* **OBJECTIVE**: Note each line where "this" appears, and copy it.

* **Code that draws figures**:
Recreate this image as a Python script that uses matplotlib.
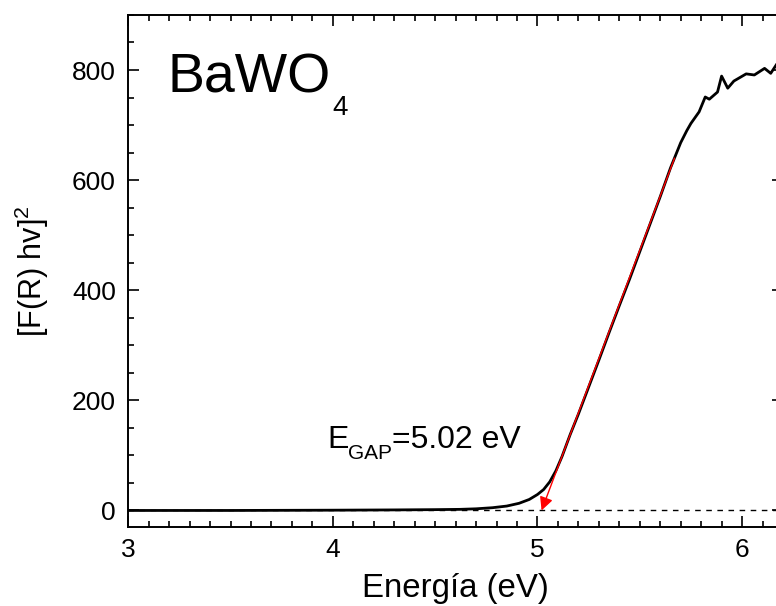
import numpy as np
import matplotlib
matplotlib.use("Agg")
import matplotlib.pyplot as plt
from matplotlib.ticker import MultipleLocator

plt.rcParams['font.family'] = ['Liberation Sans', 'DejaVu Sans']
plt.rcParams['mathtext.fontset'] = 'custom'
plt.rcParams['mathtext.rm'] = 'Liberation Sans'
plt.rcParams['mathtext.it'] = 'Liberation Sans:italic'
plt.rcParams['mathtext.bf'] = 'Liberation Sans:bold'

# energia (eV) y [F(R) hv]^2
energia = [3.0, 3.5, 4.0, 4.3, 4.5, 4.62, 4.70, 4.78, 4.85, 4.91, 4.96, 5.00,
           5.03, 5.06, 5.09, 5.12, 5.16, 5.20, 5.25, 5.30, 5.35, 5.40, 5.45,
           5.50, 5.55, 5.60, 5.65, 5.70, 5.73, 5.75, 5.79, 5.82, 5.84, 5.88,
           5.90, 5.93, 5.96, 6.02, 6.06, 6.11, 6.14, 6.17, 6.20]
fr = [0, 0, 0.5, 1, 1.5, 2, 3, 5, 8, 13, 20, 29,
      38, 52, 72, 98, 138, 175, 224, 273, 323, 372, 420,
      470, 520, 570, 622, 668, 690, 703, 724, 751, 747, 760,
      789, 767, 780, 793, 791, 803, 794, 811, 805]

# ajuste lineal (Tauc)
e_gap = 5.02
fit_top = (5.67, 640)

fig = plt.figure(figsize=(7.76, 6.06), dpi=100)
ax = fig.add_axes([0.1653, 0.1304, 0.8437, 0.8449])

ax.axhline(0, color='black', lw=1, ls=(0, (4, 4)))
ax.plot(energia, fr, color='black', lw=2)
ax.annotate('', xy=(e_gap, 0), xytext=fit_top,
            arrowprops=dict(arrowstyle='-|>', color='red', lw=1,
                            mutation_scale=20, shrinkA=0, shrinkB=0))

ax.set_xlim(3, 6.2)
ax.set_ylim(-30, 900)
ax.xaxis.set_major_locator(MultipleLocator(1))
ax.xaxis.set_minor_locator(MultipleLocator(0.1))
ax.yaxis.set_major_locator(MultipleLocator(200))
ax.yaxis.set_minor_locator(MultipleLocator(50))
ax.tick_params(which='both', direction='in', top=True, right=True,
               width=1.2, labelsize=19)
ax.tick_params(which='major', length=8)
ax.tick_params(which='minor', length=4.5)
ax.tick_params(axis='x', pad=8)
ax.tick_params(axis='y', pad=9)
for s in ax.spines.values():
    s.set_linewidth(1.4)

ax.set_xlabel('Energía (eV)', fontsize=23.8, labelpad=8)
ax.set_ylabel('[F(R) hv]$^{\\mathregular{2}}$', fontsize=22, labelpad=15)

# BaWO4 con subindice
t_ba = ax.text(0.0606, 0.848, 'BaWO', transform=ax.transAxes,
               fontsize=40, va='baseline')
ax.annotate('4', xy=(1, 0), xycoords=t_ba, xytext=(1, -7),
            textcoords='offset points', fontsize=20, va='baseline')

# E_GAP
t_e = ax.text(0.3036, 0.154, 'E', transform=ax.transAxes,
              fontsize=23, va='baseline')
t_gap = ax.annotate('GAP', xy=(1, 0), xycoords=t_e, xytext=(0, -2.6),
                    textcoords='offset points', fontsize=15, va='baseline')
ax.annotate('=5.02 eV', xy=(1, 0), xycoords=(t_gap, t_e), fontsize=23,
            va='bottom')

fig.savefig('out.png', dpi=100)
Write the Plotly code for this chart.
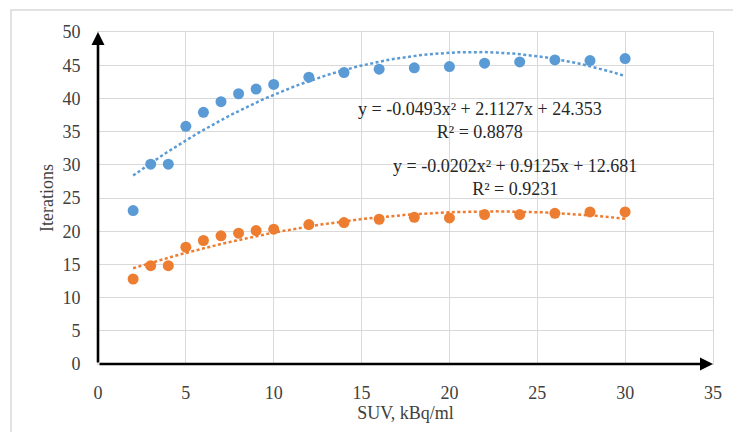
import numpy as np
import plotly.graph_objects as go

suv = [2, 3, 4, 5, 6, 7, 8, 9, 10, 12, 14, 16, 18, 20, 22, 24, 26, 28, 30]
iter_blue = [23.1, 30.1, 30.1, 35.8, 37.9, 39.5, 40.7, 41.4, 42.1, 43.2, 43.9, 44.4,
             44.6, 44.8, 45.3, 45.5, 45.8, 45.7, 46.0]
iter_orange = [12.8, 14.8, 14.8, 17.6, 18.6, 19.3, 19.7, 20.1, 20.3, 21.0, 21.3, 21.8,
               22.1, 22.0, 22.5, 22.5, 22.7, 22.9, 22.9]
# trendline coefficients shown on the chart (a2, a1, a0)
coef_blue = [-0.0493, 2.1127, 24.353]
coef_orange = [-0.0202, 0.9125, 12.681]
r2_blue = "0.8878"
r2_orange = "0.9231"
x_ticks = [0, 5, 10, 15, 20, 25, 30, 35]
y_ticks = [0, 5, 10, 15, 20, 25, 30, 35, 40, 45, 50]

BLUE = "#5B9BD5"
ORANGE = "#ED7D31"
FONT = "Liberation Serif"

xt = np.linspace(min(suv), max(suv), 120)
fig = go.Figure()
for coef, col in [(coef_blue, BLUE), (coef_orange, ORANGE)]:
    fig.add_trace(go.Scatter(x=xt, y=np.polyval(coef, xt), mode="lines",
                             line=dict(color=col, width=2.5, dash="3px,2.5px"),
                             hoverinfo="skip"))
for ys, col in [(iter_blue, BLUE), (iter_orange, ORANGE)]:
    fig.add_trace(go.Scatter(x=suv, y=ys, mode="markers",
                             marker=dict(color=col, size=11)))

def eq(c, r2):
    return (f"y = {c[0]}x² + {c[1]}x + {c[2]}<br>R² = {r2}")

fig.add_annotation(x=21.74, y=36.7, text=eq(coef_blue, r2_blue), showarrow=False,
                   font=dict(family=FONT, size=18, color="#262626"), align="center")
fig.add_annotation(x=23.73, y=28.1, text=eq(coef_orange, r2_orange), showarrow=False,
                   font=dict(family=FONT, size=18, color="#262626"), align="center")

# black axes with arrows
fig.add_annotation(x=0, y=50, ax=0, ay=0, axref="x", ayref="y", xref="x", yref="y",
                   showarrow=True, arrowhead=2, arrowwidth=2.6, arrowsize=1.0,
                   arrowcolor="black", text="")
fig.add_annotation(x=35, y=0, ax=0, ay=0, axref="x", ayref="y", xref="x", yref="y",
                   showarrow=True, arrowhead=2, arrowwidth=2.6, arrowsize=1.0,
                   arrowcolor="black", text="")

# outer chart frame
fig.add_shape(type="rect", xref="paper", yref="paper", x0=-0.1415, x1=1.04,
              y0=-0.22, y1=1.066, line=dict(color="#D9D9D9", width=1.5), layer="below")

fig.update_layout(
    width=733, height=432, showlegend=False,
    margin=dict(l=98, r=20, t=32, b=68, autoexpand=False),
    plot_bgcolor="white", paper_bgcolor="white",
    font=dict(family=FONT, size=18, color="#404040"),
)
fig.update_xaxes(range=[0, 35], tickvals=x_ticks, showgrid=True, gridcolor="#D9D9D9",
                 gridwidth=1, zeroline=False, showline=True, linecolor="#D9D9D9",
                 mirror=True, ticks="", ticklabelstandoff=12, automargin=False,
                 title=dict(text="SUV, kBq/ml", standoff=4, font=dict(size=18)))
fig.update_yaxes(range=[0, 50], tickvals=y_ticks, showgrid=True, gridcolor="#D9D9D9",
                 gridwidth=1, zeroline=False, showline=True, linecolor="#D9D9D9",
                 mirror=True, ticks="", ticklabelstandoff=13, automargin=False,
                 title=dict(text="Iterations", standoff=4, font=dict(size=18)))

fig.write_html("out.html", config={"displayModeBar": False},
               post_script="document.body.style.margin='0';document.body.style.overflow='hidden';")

* **SOLUTION**:
Recreate this image as a Python script that uses matplotlib.
Write the Plotly code for this chart.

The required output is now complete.